> **Your task**:
Print, exactly as they stand, the lines from the start of the listing to the line containing "from matplotlib.lines import Line2D", inclusive.

┏━━

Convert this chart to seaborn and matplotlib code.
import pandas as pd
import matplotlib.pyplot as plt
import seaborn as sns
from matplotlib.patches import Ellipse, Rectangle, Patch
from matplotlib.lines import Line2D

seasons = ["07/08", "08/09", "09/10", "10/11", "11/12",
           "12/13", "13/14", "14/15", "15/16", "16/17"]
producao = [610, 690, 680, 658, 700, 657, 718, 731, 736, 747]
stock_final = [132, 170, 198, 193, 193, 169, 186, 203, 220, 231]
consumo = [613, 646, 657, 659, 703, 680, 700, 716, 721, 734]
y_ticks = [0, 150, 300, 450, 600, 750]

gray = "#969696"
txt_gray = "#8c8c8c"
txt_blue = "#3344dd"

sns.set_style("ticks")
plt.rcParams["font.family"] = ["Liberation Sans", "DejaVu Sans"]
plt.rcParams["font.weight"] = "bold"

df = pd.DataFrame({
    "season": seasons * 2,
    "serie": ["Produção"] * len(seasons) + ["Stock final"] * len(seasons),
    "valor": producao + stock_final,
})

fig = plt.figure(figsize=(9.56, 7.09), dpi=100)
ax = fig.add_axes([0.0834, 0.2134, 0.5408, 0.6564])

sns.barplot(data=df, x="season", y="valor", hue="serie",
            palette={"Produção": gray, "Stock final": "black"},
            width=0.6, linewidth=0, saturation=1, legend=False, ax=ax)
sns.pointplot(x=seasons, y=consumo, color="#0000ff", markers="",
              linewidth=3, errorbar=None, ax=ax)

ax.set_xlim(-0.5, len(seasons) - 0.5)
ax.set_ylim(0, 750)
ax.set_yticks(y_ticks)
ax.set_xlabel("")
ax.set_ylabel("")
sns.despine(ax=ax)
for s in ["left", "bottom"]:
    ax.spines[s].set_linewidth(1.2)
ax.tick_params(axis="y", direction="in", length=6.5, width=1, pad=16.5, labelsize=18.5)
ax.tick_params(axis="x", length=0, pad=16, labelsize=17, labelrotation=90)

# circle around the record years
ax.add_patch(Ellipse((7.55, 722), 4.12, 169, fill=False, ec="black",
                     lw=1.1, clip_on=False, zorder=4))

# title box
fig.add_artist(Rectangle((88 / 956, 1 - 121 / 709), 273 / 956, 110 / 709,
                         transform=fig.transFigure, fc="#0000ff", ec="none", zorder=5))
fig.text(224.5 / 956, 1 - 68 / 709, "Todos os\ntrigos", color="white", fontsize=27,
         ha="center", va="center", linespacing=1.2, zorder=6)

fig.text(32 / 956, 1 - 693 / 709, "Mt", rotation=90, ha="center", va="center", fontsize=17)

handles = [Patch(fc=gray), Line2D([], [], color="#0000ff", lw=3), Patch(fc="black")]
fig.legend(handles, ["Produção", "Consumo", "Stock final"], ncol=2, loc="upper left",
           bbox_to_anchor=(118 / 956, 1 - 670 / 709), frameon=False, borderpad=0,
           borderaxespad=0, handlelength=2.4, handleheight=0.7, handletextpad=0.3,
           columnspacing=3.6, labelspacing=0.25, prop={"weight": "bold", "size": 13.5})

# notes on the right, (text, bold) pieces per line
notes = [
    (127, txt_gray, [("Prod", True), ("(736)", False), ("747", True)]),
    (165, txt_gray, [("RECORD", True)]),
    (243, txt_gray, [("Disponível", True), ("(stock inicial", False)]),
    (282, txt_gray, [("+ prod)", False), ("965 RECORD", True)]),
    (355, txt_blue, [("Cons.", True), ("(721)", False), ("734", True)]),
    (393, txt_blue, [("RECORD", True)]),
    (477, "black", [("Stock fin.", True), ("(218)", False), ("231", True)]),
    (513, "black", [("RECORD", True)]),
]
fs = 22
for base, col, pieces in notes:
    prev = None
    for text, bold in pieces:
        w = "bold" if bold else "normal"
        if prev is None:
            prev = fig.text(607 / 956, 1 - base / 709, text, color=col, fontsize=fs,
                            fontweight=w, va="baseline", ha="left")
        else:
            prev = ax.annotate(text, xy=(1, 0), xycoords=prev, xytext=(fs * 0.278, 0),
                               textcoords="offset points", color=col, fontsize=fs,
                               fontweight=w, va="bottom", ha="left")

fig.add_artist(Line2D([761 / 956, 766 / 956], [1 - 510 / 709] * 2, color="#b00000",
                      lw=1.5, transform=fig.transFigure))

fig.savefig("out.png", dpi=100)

┗━━

> **Written response**:
Convert this chart to seaborn and matplotlib code.
import pandas as pd
import matplotlib.pyplot as plt
import seaborn as sns
from matplotlib.patches import Ellipse, Rectangle, Patch
from matplotlib.lines import Line2D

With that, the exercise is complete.